2. Zamanında Geri Bildirim: Öğrenciler, öğrenme sürecinde ne kadar doğru ilerlediklerini bilmek isterler. Bu nedenle, anında ve yapıcı geri bildirimler sağlamak, öğrencilerin öğrenmelerini pekiştirir ve kalıntıların oluşumunu engeller.
3. Tekrar ve Pekiştirme: Öğrenilen bilgilerin düzenli aralıklarla tekrar edilmesi, bilginin hafızada kalıcılığını artırır. Öğrenciler, bilgiye tekrar maruz kaldıklarında, daha güçlü bağlantılar kurarlar ve kalıntıların oluşumu engellenir.
4. Bütünsel Yaklaşım: Öğrencilerin öğrenme sürecine sadece bilişsel değil, aynı zamanda duygusal ve sosyal yönleriyle de yaklaşmak önemlidir. Öğrenilen bilgilerin anlamlı ve kişisel bir bağlama yerleştirilmesi, öğrencinin bilgiye olan ilgisini artırır ve öğrenmenin kalıcı olmasını sağlar.
Kalıntılar ve Toplumsal Etkiler
Eğitimde kalıntıların yalnızca bireysel düzeyde değil, toplumsal düzeyde de önemli etkileri olabilir. Bir toplumun eğitim seviyesi ve bireylerin öğrenme süreçlerinde karşılaştıkları kalıntılar, o toplumun gelişimini doğrudan etkiler. Eğitimde daha etkili yöntemlerin kullanılması, toplumsal eşitsizliklerin azaltılmasına ve bireylerin potansiyellerini daha iyi bir şekilde ortaya koymalarına yardımcı olabilir.

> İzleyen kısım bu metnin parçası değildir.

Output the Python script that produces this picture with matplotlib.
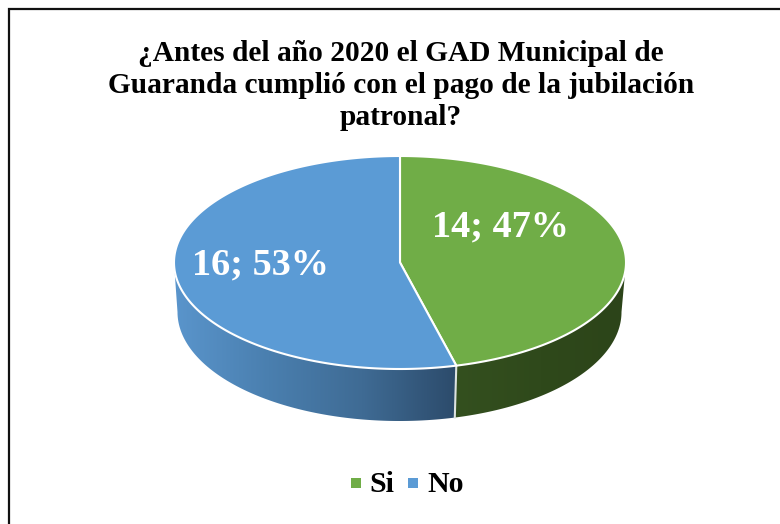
import numpy as np
import matplotlib
matplotlib.use("Agg")
import matplotlib.pyplot as plt
from matplotlib.patches import Polygon, Rectangle
from matplotlib.colors import LinearSegmentedColormap

categories = ["Si", "No"]
values = [14, 16]
title = "¿Antes del año 2020 el GAD Municipal de\nGuaranda cumplió con el pago de la jubilación\npatronal?"
colors = ["#70AD47", "#5B9BD5"]

plt.rcParams["font.family"] = ["Liberation Serif", "DejaVu Serif"]
W, H = 780, 524
fig = plt.figure(figsize=(W / 100, H / 100), dpi=100, facecolor="white")
ax = fig.add_axes([0, 0, 1, 1])
ax.set_xlim(0, W)
ax.set_ylim(H, 0)
ax.axis("off")

# frame: only the top and left edges fall inside the crop
ax.plot([9, 9, W], [H, 9, 9], color="#111111", lw=1.6, solid_joinstyle="miter", zorder=1)

cx, cy, rx, ry = 400, 262.5, 226, 106.5
bcx, bcy, brx, bry = 399.5, 312, 222, 109
persp = 1.21  # foreshortening of angles near the viewer


def warp(theta):
    return np.unwrap(np.arctan2(np.sin(theta), np.cos(theta) / persp))


def pts(theta, x0, y0, a, b):
    p = warp(theta)
    return x0 + a * np.sin(p), y0 - b * np.cos(p)


fractions = np.array(values) / sum(values)
edges = np.concatenate([[0], np.cumsum(fractions)]) * 2 * np.pi

side_cmaps = [
    LinearSegmentedColormap.from_list("g", ["#34501F", "#2F491B", "#2C4419"]),
    LinearSegmentedColormap.from_list("b", ["#5A95CC", "#4A7FAF", "#3F6B94", "#2C4B6B"]),
]

# sides: only the near half of the drum is visible
for i in range(len(values)):
    a0, a1 = edges[i], edges[i + 1]
    lo, hi = max(a0, np.pi / 2), min(a1, 3 * np.pi / 2)
    if hi <= lo:
        continue
    t = np.linspace(lo, hi, 200)
    xt, yt = pts(t, cx, cy, rx, ry)
    xb, yb = pts(t, bcx, bcy, brx, bry)
    poly = Polygon(np.r_[np.c_[xt, yt], np.c_[xb, yb][::-1]], closed=True, fc="none", ec="none")
    ax.add_patch(poly)
    xmin, xmax = min(xt.min(), xb.min()), max(xt.max(), xb.max())
    grad = np.linspace(0, 1, 256)[None, :]
    im = ax.imshow(grad, extent=[xmin, xmax, 425, 260], cmap=side_cmaps[i],
                   aspect="auto", zorder=2, vmin=0, vmax=1)
    im.set_clip_path(poly)

ax.set_xlim(0, W)
ax.set_ylim(H, 0)

# seam between the two slices on the side
xt, yt = pts(np.array([edges[1]]), cx, cy, rx, ry)
xb, yb = pts(np.array([edges[1]]), bcx, bcy, brx, bry)
ax.plot([xt[0], xb[0]], [yt[0], yb[0]], color="#DDE3E0", lw=1.5, zorder=3)

# top faces
for i in range(len(values)):
    t = np.linspace(edges[i], edges[i + 1], 300)
    xt, yt = pts(t, cx, cy, rx, ry)
    ax.add_patch(Polygon(np.r_[[[cx, cy]], np.c_[xt, yt]], closed=True,
                         fc=colors[i], ec="white", lw=1.5, joinstyle="round", zorder=4))

# data labels
label_pos = [(500, 227), (260, 265)]
for v, f, (lx, ly) in zip(values, fractions, label_pos):
    ax.text(lx, ly, f"{v}; {f * 100:.0f}%", color="white", fontsize=27.5, fontweight="bold",
            ha="center", va="center", zorder=5)

# title
ax.text(401, 85.5, title, ha="center", va="center", fontsize=21.2, fontweight="bold",
        color="black", linespacing=1.255, zorder=5)

# legend
leg_sq = [356, 413]
leg_tx = [369, 427]
for c, name, sx, tx in zip(colors, categories, leg_sq, leg_tx):
    ax.add_patch(Rectangle((sx - 5, 478), 10, 10, fc=c, ec="none", zorder=5))
    ax.text(tx, 484, name, ha="left", va="center", fontsize=21.5, fontweight="bold",
            color="black", zorder=5)

fig.savefig("out.png", dpi=100)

Eğitimdeki kalıntıların azalması, daha bilinçli ve nitelikli bireylerin yetişmesine olanak tanır. Bu da, toplumların daha güçlü, daha dirençli ve yenilikçi olmasına katkı sağlar.
Öğrenme Deneyimlerinizi Sorgulayın
Eğitimde kalıntılar ve öğrenme süreçleri üzerine düşünürken, kendi öğrenme deneyimlerinizi gözden geçirmeniz önemlidir. Hangi bilgileri zamanla unuttunuz? Öğrenme sürecinizde hangi yöntemler size daha kalıcı bir bilgi kazandırdı? Bu sorular, kendi eğitim serüveninizi değerlendirmeniz için bir fırsat sunar.

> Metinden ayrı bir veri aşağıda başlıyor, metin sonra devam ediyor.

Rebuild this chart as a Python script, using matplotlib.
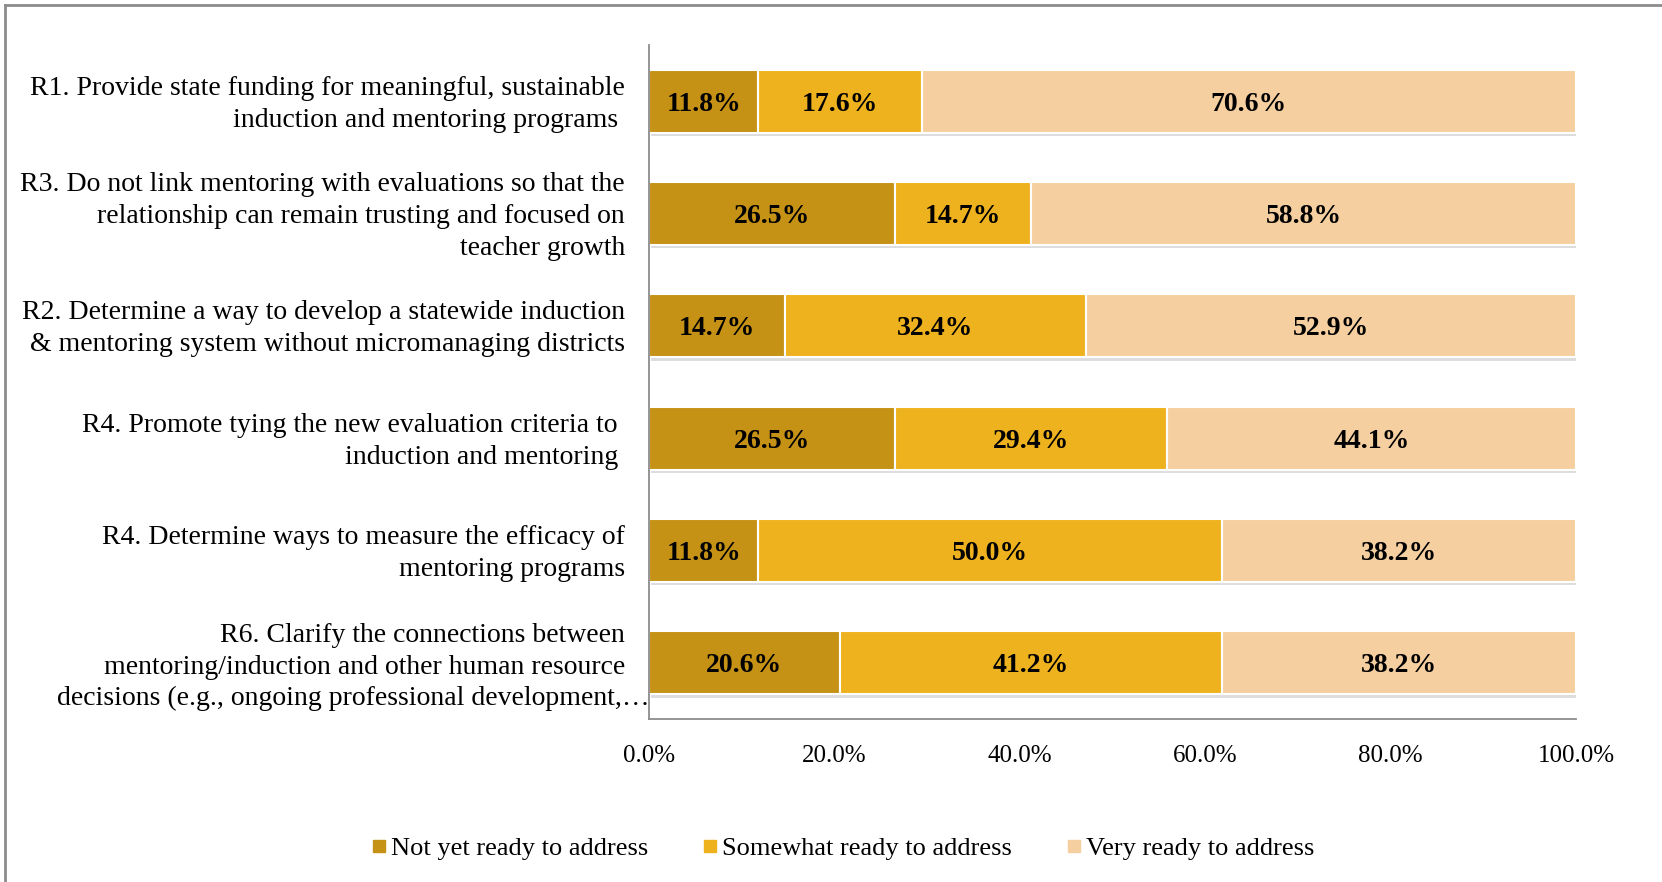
import numpy as np
import matplotlib.pyplot as plt
import matplotlib.patheffects as pe
from matplotlib.lines import Line2D
from matplotlib.transforms import offset_copy

plt.rcParams['font.family'] = ['Liberation Serif', 'DejaVu Serif']

# recommendations, top to bottom
labels = [
    "R1. Provide state funding for meaningful, sustainable\ninduction and mentoring programs ",
    "R3. Do not link mentoring with evaluations so that the\nrelationship can remain trusting and focused on\nteacher growth",
    "R2. Determine a way to develop a statewide induction\n& mentoring system without micromanaging districts",
    "R4. Promote tying the new evaluation criteria to \ninduction and mentoring ",
    "R4. Determine ways to measure the efficacy of\nmentoring programs",
    "R6. Clarify the connections between\nmentoring/induction and other human resource",
]
last_line = "decisions (e.g., ongoing professional development,…"

series = ["Not yet ready to address", "Somewhat ready to address", "Very ready to address"]
not_yet = [11.8, 26.5, 14.7, 26.5, 11.8, 20.6]
somewhat = [17.6, 14.7, 32.4, 29.4, 50.0, 41.2]
very = [70.6, 58.8, 52.9, 44.1, 38.2, 38.2]
colors = ['#C59215', '#EEB21E', '#F5CFA0']

fig = plt.figure(figsize=(16.62, 8.82), dpi=100)
ax = fig.add_axes([649/1662, 1-719/882, (1576-649)/1662, (719-45)/882])

y = np.arange(len(labels))
left = np.zeros(len(labels))
shadow = [pe.SimplePatchShadow(offset=(1.5, -2.5), shadow_rgbFace='#a0a0a0', alpha=0.35), pe.Normal()]
for vals, col in zip([not_yet, somewhat, very], colors):
    vals = np.array(vals)
    bars = ax.barh(y, vals, left=left, height=0.56, color=col,
                   edgecolor='white', linewidth=1.5, zorder=2)
    for b in bars:
        b.set_path_effects(shadow)
    for yi, l, v in zip(y, left, vals):
        ax.text(l + v/2, yi, f"{v:.1f}%", ha='center', va='center_baseline',
                fontsize=20, fontweight='bold', zorder=3)
    left += vals

ax.set_xlim(0, 100)
ax.set_ylim(len(labels) - 0.5, -0.5)
ax.set_xticks(np.arange(0, 101, 20))
ax.set_xticklabels([f"{t:.1f}%" for t in range(0, 101, 20)], fontsize=18)
ax.tick_params(axis='x', length=0, pad=19)
ax.set_yticks([])
for s in ['top', 'right']:
    ax.spines[s].set_visible(False)
for s in ['left', 'bottom']:
    ax.spines[s].set_color('#8c8c8c')
    ax.spines[s].set_linewidth(1.3)

# category labels, right aligned beside the axis
lab_x = -24/927*100
fs = 20
ls = 1.36
lab_tr = offset_copy(ax.transData, fig=fig, y=-3, units='dots')
for i, lab in enumerate(labels[:-1]):
    ax.text(lab_x, i, lab, ha='right', va='center', multialignment='right',
            fontsize=fs, linespacing=ls, clip_on=False, transform=lab_tr)
i = len(labels) - 1
ax.text(lab_x, i, labels[-1], ha='right', va='center', multialignment='right',
        fontsize=fs, linespacing=ls, clip_on=False,
        transform=offset_copy(ax.transData, fig=fig, y=11, units='dots'))
ax.text(1/927*100, i, last_line, ha='right', va='center', fontsize=fs, clip_on=False,
        transform=offset_copy(ax.transData, fig=fig, y=-36, units='dots'))

handles = [Line2D([], [], marker='s', linestyle='none', markersize=8,
                  markerfacecolor=c, markeredgecolor=c) for c in colors]
fig.legend(handles, series, loc='center', bbox_to_anchor=(842/1662, 1-848/882),
           ncol=3, frameon=False, fontsize=19, handletextpad=0.1,
           columnspacing=2.0, handlelength=0.7)

# chart area border (top and left edges)
fig.add_artist(Line2D([5/1662, 1], [1-5/882, 1-5/882], color='#8c8c8c', lw=2, transform=fig.transFigure))
fig.add_artist(Line2D([5/1662, 5/1662], [0, 1-5/882], color='#8c8c8c', lw=2, transform=fig.transFigure))

fig.savefig('out.png', dpi=100)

Eğitimde başarı, sadece bilgi aktarımıyla değil, bu bilginin kalıcılığını sağlamakla mümkündür. Eğitimde kalıntıları engellemek için öğretmenlerin ve öğrencilerin birlikte çalışması gerekmektedir. Bu süreç, hem bireysel hem de toplumsal düzeyde daha güçlü bir öğrenme kültürünün oluşmasına yardımcı olacaktır.